ANCHORAGE :: ALASKA
When WWF polar bear expert Elisabeth Kruger was organizing a workshop to brainstorm new designs for polar bear tracking devices, she wanted to make sure the event generated the most interesting, unexpected, and—hopefully—groundbreaking designs possible. And she wanted facilitators who could get people thinking creatively. So Kruger reached out to global design firm IDEO with an invitation: Would their staff lead the process?
“They were so excited by the idea that they offered to donate their services,” Kruger says.

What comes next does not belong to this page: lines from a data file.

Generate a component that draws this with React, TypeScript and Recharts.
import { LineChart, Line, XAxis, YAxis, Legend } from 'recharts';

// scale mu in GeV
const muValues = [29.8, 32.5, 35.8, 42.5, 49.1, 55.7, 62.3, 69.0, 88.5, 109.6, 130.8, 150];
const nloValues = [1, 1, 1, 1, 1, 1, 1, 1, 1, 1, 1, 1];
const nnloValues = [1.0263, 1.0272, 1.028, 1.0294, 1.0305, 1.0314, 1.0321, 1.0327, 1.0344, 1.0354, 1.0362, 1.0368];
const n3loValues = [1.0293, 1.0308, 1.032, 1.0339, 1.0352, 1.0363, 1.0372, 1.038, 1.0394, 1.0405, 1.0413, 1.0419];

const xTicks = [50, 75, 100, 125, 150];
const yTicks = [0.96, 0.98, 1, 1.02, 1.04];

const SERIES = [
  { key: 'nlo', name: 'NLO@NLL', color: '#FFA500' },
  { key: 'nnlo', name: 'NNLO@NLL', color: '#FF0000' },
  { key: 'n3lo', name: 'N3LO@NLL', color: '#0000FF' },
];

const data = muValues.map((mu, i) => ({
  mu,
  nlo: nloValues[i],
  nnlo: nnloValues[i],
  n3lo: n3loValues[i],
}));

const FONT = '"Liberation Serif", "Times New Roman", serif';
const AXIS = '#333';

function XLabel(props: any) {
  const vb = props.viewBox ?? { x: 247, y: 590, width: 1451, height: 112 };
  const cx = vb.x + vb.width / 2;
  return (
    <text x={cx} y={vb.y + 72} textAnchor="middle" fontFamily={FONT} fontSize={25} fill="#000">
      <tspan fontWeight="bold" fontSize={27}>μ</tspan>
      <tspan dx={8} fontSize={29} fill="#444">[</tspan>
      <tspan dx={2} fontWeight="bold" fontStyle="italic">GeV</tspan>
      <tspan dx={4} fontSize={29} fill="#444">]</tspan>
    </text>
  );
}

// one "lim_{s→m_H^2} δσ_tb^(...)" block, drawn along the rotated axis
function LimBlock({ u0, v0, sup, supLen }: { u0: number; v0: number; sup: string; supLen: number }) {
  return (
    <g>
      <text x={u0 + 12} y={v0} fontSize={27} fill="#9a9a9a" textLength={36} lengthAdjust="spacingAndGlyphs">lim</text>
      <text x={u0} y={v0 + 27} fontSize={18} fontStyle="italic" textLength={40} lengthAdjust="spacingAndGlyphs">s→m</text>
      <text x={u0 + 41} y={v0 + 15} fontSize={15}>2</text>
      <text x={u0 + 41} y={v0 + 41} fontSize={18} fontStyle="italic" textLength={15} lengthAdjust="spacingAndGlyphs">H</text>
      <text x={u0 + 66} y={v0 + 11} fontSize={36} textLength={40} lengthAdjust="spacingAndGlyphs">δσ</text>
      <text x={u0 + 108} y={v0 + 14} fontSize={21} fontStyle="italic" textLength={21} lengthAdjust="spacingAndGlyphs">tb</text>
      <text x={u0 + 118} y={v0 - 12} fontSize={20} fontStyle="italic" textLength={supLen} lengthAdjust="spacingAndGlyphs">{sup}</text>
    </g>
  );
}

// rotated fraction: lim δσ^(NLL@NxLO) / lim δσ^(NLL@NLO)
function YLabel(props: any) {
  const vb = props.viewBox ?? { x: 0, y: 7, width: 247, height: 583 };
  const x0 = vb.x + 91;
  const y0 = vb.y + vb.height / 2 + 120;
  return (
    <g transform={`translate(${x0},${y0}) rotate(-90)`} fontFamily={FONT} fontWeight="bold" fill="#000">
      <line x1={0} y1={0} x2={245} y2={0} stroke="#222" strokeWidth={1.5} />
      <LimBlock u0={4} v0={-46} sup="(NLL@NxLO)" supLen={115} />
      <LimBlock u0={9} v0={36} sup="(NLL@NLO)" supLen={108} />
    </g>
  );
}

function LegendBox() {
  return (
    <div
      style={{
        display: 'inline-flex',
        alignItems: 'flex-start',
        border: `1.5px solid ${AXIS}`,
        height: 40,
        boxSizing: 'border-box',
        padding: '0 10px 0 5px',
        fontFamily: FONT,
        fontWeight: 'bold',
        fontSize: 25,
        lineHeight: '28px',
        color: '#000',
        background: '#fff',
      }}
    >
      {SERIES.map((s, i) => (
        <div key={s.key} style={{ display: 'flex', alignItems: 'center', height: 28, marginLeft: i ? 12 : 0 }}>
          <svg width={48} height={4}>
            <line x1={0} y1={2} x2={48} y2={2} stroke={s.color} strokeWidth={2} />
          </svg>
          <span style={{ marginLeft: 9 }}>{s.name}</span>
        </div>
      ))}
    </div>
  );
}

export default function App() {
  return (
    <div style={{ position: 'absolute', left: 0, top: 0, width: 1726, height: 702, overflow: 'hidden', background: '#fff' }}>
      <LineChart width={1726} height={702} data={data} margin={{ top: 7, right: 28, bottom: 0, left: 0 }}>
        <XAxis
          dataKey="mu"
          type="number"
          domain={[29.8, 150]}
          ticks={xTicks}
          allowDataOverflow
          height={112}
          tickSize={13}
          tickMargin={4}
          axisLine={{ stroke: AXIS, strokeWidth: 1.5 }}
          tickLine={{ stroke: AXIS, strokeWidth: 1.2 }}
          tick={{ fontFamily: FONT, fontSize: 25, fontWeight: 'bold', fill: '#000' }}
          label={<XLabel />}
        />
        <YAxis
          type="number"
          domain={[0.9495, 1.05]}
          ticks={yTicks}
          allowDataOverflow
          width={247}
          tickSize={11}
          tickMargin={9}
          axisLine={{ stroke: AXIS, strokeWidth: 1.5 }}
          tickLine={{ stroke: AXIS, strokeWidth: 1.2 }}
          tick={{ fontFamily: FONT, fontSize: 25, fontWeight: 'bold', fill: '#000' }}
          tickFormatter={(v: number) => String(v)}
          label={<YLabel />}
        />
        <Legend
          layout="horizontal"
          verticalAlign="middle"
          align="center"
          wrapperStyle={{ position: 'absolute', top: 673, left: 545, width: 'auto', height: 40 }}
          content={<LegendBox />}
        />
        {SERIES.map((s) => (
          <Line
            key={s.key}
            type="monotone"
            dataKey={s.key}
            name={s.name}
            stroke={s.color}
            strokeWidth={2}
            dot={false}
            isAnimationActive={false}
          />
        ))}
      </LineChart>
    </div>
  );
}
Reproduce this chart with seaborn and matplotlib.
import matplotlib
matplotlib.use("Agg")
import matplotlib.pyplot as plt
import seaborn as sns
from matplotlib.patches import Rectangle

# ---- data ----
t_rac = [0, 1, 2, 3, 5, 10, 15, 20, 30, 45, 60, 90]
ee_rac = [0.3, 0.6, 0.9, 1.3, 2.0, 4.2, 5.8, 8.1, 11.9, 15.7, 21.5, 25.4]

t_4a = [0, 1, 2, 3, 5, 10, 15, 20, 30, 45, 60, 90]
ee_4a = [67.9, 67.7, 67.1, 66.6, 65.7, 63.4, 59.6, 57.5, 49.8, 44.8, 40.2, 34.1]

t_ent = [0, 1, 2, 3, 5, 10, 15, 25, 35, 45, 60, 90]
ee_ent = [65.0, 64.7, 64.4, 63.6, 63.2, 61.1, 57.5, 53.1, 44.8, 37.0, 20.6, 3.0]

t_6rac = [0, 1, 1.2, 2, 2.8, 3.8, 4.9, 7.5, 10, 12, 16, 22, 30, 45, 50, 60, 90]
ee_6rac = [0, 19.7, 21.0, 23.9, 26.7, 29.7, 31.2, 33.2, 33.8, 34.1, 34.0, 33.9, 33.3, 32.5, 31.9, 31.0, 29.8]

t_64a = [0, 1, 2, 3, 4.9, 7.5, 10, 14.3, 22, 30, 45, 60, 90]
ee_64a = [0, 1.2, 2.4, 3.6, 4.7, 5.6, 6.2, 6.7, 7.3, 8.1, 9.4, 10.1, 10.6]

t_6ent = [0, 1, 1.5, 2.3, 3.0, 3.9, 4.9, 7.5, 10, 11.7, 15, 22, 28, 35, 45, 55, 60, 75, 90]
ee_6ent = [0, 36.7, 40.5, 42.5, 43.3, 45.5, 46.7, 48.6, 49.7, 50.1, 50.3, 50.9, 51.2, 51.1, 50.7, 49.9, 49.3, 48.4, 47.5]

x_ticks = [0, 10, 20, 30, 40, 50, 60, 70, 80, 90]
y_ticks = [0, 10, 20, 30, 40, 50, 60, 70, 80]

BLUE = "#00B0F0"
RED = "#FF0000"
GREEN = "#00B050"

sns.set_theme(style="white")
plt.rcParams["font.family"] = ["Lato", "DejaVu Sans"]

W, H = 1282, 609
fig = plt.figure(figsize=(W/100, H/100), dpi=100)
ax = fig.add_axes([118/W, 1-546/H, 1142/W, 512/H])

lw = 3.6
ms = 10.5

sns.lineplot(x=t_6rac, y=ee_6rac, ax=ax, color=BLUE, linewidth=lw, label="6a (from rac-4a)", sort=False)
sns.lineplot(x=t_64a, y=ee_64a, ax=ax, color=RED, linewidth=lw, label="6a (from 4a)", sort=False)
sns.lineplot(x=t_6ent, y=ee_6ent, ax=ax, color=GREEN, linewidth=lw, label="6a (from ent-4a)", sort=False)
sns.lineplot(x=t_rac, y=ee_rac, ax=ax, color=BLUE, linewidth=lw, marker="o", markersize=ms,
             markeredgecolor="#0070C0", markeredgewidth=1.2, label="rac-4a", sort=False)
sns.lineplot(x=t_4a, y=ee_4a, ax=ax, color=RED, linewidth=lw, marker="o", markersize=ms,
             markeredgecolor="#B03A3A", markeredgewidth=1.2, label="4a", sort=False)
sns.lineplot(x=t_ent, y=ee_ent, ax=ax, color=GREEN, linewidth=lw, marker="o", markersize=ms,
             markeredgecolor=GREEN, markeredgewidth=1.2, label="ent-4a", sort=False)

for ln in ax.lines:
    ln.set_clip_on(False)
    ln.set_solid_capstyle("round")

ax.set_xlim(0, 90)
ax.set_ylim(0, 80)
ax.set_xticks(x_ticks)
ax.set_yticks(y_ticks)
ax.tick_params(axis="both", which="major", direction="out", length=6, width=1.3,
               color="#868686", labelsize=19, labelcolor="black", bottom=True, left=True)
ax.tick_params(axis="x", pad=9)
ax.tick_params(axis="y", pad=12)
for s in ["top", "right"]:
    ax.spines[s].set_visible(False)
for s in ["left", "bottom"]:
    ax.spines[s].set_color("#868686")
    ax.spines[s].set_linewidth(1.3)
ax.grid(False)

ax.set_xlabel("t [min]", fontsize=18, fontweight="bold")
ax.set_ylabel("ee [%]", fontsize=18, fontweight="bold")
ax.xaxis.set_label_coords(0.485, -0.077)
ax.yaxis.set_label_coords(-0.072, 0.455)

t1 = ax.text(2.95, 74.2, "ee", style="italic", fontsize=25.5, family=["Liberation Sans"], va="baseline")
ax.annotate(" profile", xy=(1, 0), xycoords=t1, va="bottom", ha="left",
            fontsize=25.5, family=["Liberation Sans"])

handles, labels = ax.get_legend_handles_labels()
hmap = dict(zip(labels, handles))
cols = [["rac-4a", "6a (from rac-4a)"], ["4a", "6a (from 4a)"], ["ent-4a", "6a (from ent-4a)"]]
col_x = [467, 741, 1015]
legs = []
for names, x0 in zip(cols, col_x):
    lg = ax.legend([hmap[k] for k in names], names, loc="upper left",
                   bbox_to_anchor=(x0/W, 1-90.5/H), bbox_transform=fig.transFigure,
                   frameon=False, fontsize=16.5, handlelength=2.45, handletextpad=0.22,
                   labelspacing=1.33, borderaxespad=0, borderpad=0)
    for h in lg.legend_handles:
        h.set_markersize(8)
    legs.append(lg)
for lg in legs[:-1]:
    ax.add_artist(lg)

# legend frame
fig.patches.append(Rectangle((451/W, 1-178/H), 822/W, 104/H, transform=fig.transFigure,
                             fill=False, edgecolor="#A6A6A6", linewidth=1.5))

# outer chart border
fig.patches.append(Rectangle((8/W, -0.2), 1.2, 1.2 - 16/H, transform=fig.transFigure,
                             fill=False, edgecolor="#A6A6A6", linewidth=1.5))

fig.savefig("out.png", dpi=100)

Reinvention of the tracking technology was long overdue. The collars currently used to track polar bears haven’t been significantly updated since the 1980s. The devices can only be used on adult females; males’ necks are so thick in proportion to their heads that the collars would easily slip off. And, due to factors such as the Arctic’s harsh conditions and the bears’ rough behavior, the collars frequently malfunction. The June 2016 workshop aimed to find something better.
At the workshop, the IDEO facilitators handed out pipe cleaners, Legos, modeling clay, and miniature polar bear figurines. They told the participants—who ranged from biologists to zoo employees to Alaska Native stakeholders—to start creating, and served as design coaches throughout the process. Several battered-looking satellite collars lay scattered around the tables, serving as reminders of what to avoid this time around.
By the end of the day, the group had settled on ear tags as the best possibility—and four zoos had volunteered their captive polar bears as future test subjects. Now, Kruger says, many of the participants have joined a working group to keep the ear tag idea moving forward.
“People are really excited to create something new,” Kruger says, “rather than just trying to make do with what they have.”